Exercise instructions:
Search the data for the word "this". Reproduce every line where it is found.

Records for processing:
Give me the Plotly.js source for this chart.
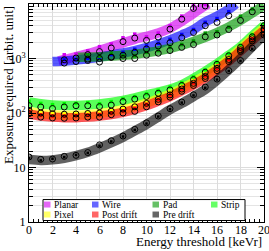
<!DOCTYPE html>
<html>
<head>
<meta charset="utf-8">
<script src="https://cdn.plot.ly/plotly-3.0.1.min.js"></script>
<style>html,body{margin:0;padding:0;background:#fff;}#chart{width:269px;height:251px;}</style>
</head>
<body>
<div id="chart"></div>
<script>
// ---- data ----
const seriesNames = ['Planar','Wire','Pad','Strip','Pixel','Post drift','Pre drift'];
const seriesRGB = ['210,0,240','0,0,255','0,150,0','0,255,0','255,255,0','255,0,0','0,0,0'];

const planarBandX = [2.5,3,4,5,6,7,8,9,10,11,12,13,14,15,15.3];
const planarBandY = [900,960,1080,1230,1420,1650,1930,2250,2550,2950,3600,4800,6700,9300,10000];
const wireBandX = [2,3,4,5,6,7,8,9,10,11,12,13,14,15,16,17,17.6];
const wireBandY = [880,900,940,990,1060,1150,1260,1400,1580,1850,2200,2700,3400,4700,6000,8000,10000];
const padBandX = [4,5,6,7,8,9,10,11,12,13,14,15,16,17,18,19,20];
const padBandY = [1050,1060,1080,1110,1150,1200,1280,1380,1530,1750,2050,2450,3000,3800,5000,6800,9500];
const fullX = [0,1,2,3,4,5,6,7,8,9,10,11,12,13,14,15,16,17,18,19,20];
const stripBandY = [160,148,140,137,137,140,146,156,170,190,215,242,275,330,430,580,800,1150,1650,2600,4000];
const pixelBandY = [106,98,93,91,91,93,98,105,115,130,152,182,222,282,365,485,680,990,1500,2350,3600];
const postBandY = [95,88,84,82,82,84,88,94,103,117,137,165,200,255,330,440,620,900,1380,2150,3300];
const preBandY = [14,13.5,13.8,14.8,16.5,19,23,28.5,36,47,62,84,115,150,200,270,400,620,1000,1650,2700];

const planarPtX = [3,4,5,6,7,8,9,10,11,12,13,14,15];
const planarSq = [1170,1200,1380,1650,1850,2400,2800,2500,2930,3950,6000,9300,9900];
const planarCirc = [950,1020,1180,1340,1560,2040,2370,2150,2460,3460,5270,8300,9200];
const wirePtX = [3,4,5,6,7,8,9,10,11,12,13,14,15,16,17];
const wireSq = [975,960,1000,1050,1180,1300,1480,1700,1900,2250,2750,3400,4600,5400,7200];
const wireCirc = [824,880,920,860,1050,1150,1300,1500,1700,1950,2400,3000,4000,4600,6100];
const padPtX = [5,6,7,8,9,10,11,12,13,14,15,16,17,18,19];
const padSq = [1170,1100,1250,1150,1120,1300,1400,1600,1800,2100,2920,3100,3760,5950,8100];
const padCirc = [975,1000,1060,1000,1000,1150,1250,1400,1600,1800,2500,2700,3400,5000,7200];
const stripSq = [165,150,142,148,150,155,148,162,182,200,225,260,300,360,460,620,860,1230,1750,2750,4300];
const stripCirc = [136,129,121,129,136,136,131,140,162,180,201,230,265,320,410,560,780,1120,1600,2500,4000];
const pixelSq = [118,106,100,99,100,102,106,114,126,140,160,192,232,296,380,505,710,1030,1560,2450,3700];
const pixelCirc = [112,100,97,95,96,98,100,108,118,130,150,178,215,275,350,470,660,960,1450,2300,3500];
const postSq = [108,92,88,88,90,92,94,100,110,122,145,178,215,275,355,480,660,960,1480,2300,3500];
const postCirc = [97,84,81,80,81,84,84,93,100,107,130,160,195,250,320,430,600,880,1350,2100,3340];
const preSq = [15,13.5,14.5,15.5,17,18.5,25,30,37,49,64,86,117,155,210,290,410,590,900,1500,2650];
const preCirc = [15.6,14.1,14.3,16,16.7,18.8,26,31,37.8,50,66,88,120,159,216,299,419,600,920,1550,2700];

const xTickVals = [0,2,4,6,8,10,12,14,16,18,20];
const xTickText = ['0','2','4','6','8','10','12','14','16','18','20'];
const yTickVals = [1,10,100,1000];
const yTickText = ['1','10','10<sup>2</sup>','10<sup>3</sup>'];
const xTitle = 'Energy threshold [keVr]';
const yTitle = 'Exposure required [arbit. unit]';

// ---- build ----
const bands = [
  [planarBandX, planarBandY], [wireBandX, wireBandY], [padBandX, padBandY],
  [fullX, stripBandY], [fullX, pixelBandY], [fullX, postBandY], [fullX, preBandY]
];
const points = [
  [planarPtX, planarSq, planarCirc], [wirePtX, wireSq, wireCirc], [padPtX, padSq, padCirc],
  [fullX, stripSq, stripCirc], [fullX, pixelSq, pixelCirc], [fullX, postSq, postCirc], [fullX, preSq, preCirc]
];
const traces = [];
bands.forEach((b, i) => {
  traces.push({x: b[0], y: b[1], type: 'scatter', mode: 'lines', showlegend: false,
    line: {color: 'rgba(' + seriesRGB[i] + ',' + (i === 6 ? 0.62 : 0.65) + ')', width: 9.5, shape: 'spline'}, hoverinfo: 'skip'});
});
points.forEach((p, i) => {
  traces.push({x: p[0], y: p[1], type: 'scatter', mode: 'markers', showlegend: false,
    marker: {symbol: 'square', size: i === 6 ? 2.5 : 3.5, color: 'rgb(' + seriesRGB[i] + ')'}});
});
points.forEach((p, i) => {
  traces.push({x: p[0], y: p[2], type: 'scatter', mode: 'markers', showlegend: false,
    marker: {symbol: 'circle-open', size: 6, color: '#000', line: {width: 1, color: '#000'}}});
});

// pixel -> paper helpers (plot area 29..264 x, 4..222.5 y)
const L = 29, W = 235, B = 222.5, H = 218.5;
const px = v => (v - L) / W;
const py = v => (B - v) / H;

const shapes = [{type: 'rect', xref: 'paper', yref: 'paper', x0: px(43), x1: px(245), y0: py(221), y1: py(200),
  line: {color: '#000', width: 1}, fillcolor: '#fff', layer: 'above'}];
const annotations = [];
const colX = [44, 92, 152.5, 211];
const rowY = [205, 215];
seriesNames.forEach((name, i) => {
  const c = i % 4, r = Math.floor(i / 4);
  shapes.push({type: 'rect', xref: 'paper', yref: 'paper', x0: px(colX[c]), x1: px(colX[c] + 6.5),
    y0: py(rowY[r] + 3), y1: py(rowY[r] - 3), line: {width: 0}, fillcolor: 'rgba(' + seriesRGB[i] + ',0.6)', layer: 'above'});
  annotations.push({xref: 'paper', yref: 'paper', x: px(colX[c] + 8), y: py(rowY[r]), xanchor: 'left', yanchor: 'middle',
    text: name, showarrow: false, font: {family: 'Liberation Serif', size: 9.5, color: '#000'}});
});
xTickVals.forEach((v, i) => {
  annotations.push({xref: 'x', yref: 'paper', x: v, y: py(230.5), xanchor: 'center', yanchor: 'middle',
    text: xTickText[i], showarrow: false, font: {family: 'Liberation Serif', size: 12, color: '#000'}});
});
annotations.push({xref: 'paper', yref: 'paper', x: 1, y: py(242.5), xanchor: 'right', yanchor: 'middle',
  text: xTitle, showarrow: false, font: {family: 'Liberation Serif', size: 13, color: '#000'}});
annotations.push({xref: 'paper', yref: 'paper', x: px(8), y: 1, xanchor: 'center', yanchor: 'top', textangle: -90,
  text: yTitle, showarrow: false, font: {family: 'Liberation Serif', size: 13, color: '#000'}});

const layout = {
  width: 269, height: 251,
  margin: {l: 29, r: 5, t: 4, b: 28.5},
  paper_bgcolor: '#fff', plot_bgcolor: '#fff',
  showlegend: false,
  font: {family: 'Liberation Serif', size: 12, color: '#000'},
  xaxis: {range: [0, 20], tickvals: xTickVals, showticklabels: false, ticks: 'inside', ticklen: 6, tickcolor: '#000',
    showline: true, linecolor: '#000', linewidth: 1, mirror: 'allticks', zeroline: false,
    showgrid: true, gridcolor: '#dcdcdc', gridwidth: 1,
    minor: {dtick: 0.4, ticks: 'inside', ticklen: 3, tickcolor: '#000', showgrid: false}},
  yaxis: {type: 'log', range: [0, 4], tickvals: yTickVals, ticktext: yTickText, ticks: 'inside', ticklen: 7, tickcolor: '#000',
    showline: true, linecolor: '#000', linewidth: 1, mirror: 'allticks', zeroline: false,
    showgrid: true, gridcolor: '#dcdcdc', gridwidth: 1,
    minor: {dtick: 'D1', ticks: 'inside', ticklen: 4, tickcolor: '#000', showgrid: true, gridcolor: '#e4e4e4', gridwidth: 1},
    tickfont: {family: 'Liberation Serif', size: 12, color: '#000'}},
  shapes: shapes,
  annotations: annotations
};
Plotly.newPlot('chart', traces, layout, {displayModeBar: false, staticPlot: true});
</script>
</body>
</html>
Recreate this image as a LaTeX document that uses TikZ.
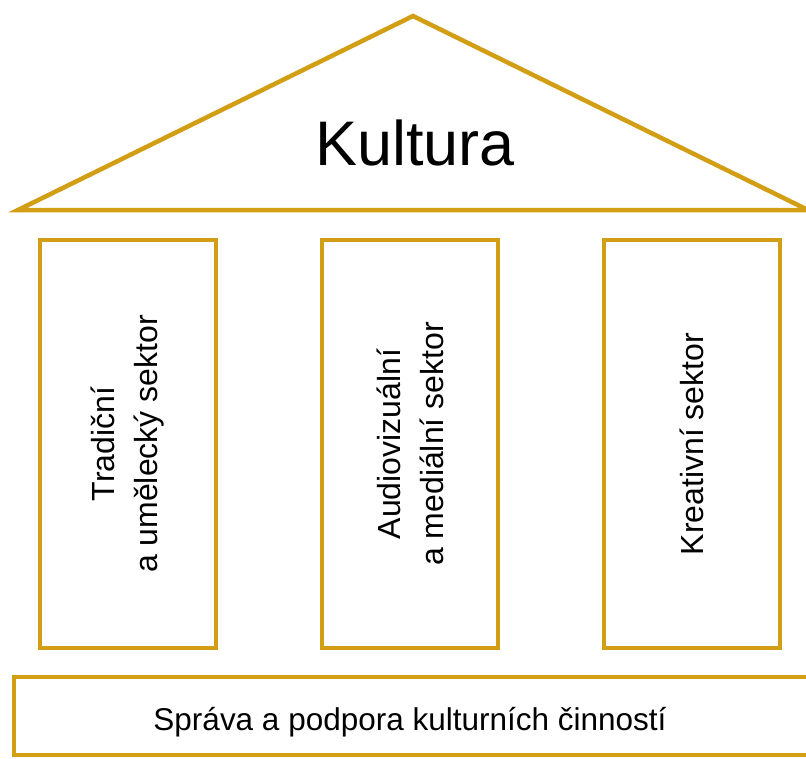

Exercise output:
Give me the Plotly.js source for this chart.
Recreate this image as a LaTeX document that uses TikZ.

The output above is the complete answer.